Each entry must be given again exactly; images do not belong in the copy.

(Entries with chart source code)
----

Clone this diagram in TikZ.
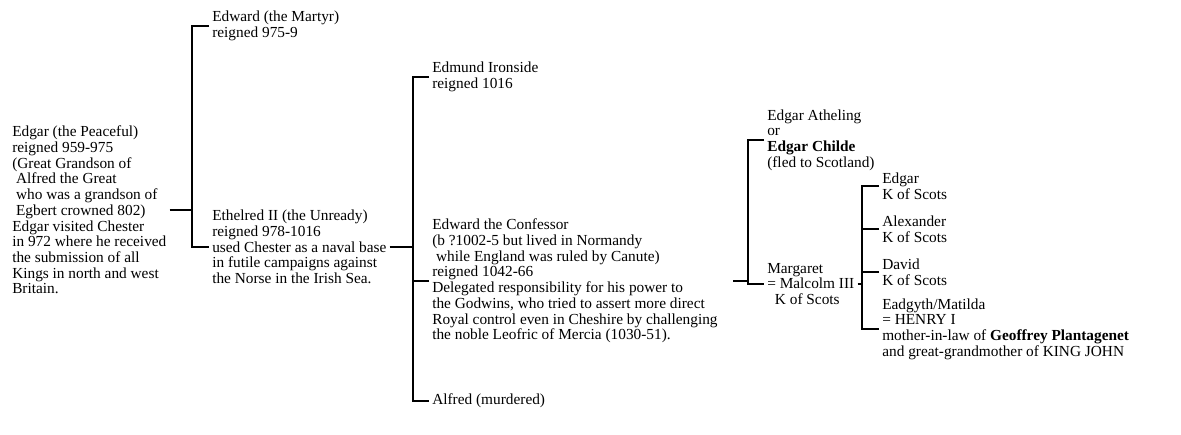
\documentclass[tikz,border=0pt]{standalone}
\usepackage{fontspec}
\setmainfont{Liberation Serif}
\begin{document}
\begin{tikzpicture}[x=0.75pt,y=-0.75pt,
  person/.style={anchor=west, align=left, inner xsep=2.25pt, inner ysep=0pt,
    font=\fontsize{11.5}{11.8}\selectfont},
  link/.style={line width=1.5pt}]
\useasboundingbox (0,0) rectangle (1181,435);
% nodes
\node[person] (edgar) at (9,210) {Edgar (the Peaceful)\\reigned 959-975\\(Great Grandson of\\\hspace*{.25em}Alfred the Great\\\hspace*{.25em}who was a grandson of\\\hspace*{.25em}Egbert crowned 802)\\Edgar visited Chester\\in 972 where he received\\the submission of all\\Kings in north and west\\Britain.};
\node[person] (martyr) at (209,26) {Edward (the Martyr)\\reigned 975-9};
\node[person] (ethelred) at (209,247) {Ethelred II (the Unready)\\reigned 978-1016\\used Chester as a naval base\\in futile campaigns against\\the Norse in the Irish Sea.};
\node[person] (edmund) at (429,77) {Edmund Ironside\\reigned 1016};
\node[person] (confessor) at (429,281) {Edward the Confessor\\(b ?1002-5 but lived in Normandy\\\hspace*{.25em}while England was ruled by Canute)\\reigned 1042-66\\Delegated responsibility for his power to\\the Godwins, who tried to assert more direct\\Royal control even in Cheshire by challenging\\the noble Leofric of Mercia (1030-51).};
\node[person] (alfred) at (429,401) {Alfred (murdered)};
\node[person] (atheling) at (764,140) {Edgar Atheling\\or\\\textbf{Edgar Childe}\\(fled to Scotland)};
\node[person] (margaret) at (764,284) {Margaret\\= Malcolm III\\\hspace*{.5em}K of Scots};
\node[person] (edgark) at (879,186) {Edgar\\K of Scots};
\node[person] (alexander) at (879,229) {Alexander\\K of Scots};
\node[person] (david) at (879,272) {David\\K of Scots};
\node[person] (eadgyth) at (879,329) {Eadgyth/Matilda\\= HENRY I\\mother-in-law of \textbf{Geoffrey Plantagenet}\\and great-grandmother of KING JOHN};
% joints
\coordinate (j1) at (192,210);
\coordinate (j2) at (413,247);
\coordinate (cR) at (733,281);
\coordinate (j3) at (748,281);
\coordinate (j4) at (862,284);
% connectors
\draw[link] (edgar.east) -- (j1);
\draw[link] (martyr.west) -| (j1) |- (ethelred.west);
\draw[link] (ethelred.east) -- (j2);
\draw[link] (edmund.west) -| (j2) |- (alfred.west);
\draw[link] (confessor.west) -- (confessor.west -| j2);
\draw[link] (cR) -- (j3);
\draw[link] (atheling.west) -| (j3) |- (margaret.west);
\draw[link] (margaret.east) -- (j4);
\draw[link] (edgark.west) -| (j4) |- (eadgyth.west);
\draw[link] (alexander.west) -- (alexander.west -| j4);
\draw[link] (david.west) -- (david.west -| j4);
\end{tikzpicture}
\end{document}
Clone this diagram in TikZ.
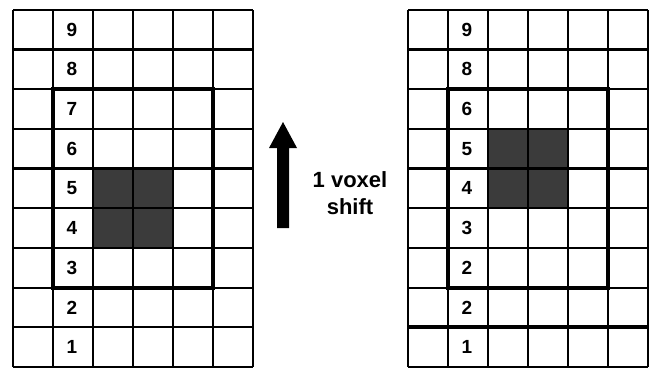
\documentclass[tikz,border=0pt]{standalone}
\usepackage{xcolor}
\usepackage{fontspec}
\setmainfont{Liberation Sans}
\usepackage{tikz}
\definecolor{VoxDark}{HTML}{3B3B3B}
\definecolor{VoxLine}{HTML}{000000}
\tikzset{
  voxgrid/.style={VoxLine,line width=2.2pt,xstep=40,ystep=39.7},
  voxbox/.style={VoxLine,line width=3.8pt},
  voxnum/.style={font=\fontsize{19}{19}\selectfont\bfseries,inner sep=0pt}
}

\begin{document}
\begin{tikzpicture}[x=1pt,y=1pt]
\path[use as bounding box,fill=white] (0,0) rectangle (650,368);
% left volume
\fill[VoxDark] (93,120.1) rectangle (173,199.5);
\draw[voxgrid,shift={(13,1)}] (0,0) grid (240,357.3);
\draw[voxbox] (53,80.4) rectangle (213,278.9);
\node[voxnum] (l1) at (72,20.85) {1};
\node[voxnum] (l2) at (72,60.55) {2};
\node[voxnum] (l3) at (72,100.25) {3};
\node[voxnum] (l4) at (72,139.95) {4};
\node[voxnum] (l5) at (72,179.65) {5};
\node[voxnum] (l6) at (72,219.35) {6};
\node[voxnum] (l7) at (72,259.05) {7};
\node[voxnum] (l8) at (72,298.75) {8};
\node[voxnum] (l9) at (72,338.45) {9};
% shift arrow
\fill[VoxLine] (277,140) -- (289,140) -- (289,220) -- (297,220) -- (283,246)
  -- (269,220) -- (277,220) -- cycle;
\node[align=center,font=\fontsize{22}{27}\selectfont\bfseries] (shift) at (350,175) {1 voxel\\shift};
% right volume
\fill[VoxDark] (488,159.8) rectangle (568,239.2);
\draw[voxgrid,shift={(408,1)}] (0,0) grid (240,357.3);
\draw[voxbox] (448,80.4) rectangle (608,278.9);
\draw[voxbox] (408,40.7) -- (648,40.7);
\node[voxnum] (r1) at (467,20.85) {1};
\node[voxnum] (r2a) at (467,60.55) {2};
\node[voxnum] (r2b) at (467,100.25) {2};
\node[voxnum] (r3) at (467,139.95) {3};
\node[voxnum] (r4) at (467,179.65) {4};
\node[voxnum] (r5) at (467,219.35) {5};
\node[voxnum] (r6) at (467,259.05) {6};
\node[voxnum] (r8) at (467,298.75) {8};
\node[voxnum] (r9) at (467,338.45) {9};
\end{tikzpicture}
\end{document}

----

• _CORRECT OUTPUT_:
Clone this diagram in TikZ.
\documentclass[tikz,border=0pt]{standalone}
\usepackage{fontspec}
\setmainfont{Liberation Serif}
\begin{document}
\begin{tikzpicture}[x=0.75pt,y=-0.75pt,
  person/.style={anchor=west, align=left, inner xsep=2.25pt, inner ysep=0pt,
    font=\fontsize{11.5}{11.8}\selectfont},
  link/.style={line width=1.5pt}]
\useasboundingbox (0,0) rectangle (1181,435);
% nodes
\node[person] (edgar) at (9,210) {Edgar (the Peaceful)\\reigned 959-975\\(Great Grandson of\\\hspace*{.25em}Alfred the Great\\\hspace*{.25em}who was a grandson of\\\hspace*{.25em}Egbert crowned 802)\\Edgar visited Chester\\in 972 where he received\\the submission of all\\Kings in north and west\\Britain.};
\node[person] (martyr) at (209,26) {Edward (the Martyr)\\reigned 975-9};
\node[person] (ethelred) at (209,247) {Ethelred II (the Unready)\\reigned 978-1016\\used Chester as a naval base\\in futile campaigns against\\the Norse in the Irish Sea.};
\node[person] (edmund) at (429,77) {Edmund Ironside\\reigned 1016};
\node[person] (confessor) at (429,281) {Edward the Confessor\\(b ?1002-5 but lived in Normandy\\\hspace*{.25em}while England was ruled by Canute)\\reigned 1042-66\\Delegated responsibility for his power to\\the Godwins, who tried to assert more direct\\Royal control even in Cheshire by challenging\\the noble Leofric of Mercia (1030-51).};
\node[person] (alfred) at (429,401) {Alfred (murdered)};
\node[person] (atheling) at (764,140) {Edgar Atheling\\or\\\textbf{Edgar Childe}\\(fled to Scotland)};
\node[person] (margaret) at (764,284) {Margaret\\= Malcolm III\\\hspace*{.5em}K of Scots};
\node[person] (edgark) at (879,186) {Edgar\\K of Scots};
\node[person] (alexander) at (879,229) {Alexander\\K of Scots};
\node[person] (david) at (879,272) {David\\K of Scots};
\node[person] (eadgyth) at (879,329) {Eadgyth/Matilda\\= HENRY I\\mother-in-law of \textbf{Geoffrey Plantagenet}\\and great-grandmother of KING JOHN};
% joints
\coordinate (j1) at (192,210);
\coordinate (j2) at (413,247);
\coordinate (cR) at (733,281);
\coordinate (j3) at (748,281);
\coordinate (j4) at (862,284);
% connectors
\draw[link] (edgar.east) -- (j1);
\draw[link] (martyr.west) -| (j1) |- (ethelred.west);
\draw[link] (ethelred.east) -- (j2);
\draw[link] (edmund.west) -| (j2) |- (alfred.west);
\draw[link] (confessor.west) -- (confessor.west -| j2);
\draw[link] (cR) -- (j3);
\draw[link] (atheling.west) -| (j3) |- (margaret.west);
\draw[link] (margaret.east) -- (j4);
\draw[link] (edgark.west) -| (j4) |- (eadgyth.west);
\draw[link] (alexander.west) -- (alexander.west -| j4);
\draw[link] (david.west) -- (david.west -| j4);
\end{tikzpicture}
\end{document}
Clone this diagram in TikZ.
\documentclass[tikz,border=0pt]{standalone}
\usepackage{xcolor}
\usepackage{fontspec}
\setmainfont{Liberation Sans}
\usepackage{tikz}
\definecolor{VoxDark}{HTML}{3B3B3B}
\definecolor{VoxLine}{HTML}{000000}
\tikzset{
  voxgrid/.style={VoxLine,line width=2.2pt,xstep=40,ystep=39.7},
  voxbox/.style={VoxLine,line width=3.8pt},
  voxnum/.style={font=\fontsize{19}{19}\selectfont\bfseries,inner sep=0pt}
}

\begin{document}
\begin{tikzpicture}[x=1pt,y=1pt]
\path[use as bounding box,fill=white] (0,0) rectangle (650,368);
% left volume
\fill[VoxDark] (93,120.1) rectangle (173,199.5);
\draw[voxgrid,shift={(13,1)}] (0,0) grid (240,357.3);
\draw[voxbox] (53,80.4) rectangle (213,278.9);
\node[voxnum] (l1) at (72,20.85) {1};
\node[voxnum] (l2) at (72,60.55) {2};
\node[voxnum] (l3) at (72,100.25) {3};
\node[voxnum] (l4) at (72,139.95) {4};
\node[voxnum] (l5) at (72,179.65) {5};
\node[voxnum] (l6) at (72,219.35) {6};
\node[voxnum] (l7) at (72,259.05) {7};
\node[voxnum] (l8) at (72,298.75) {8};
\node[voxnum] (l9) at (72,338.45) {9};
% shift arrow
\fill[VoxLine] (277,140) -- (289,140) -- (289,220) -- (297,220) -- (283,246)
  -- (269,220) -- (277,220) -- cycle;
\node[align=center,font=\fontsize{22}{27}\selectfont\bfseries] (shift) at (350,175) {1 voxel\\shift};
% right volume
\fill[VoxDark] (488,159.8) rectangle (568,239.2);
\draw[voxgrid,shift={(408,1)}] (0,0) grid (240,357.3);
\draw[voxbox] (448,80.4) rectangle (608,278.9);
\draw[voxbox] (408,40.7) -- (648,40.7);
\node[voxnum] (r1) at (467,20.85) {1};
\node[voxnum] (r2a) at (467,60.55) {2};
\node[voxnum] (r2b) at (467,100.25) {2};
\node[voxnum] (r3) at (467,139.95) {3};
\node[voxnum] (r4) at (467,179.65) {4};
\node[voxnum] (r5) at (467,219.35) {5};
\node[voxnum] (r6) at (467,259.05) {6};
\node[voxnum] (r8) at (467,298.75) {8};
\node[voxnum] (r9) at (467,338.45) {9};
\end{tikzpicture}
\end{document}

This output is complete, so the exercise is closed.